I agree they're not that powerful at making things better, but they're pretty powerful at making things worse.

Of course they can manage housing prices if they wanted to. The problem is, they don't want to. They want them to increase. They've created a system where it's incredibly difficult to get planning permissions, just as the market enters a downturn, they do something to stimulate it (like stamp duty holiday they just did this year). Decreasing interest rates, loosening lending criteria, super high LTV mortgages, schemes such as HTB and LISA, etc make sure prices continue to be inflated. These are all government doing their absolute best to inflate the market, by any means necessary including literally giving people money.

Look at what other countries do, land value taxes for example. It's been shown in many studies that it has a significant effect in making sure property values remain affordable. We don't do it not because we can't , but because we just don't want housing to be affordable.
 
Agreed.

You can only do so much.
You can't literally make everything great. Otherwise world would be a much better place.

If our population goes down for example houses will get cheaper. If no one can afford to rent then the rent has to come down.

Saying house prices are going to continue to grow forever is silly.

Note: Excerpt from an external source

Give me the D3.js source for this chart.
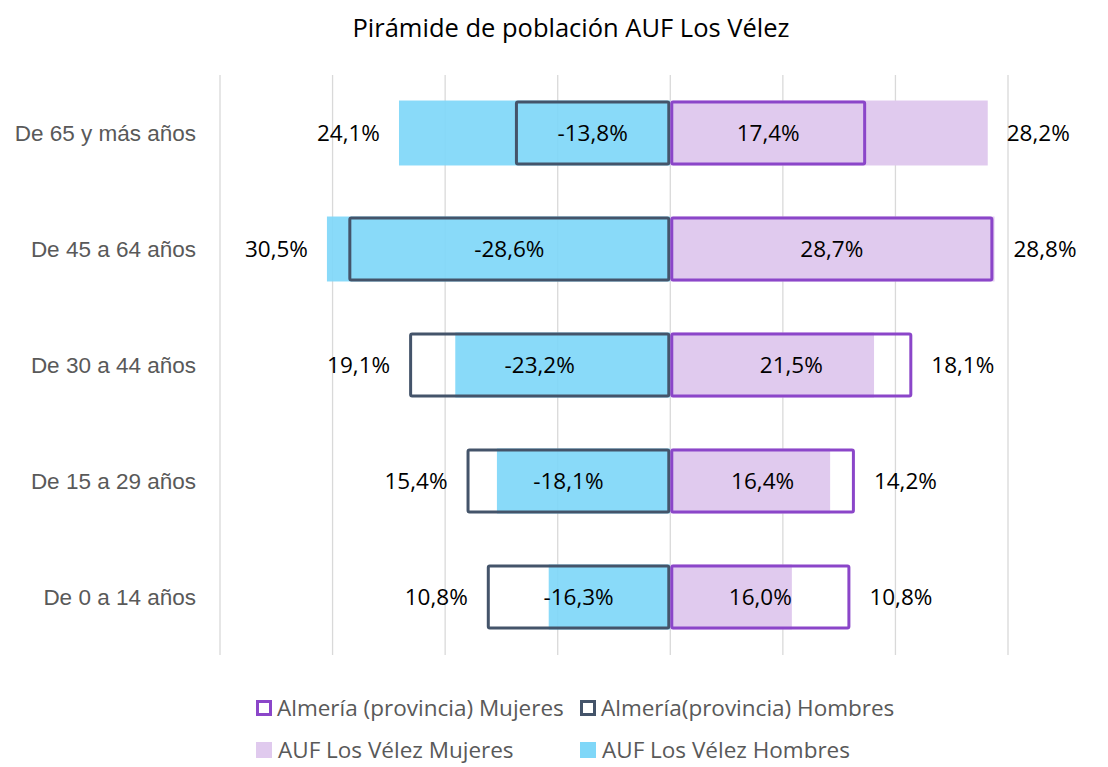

If the majority of the voting public were in renting you'd soon see a new set of politicians voted in that would curb the trend.


Inheritance.
Just set a cap on the inheritance limit. It would right a lot of the western world's wrongs

They can do a lot more than they do now, look at what other countries do. Affordable housing schemes, rent control, land value taxes, second home taxes, taxing rental income at income tax rates, etc etc.

We don't do these things, not because we can't. But because we don't want to.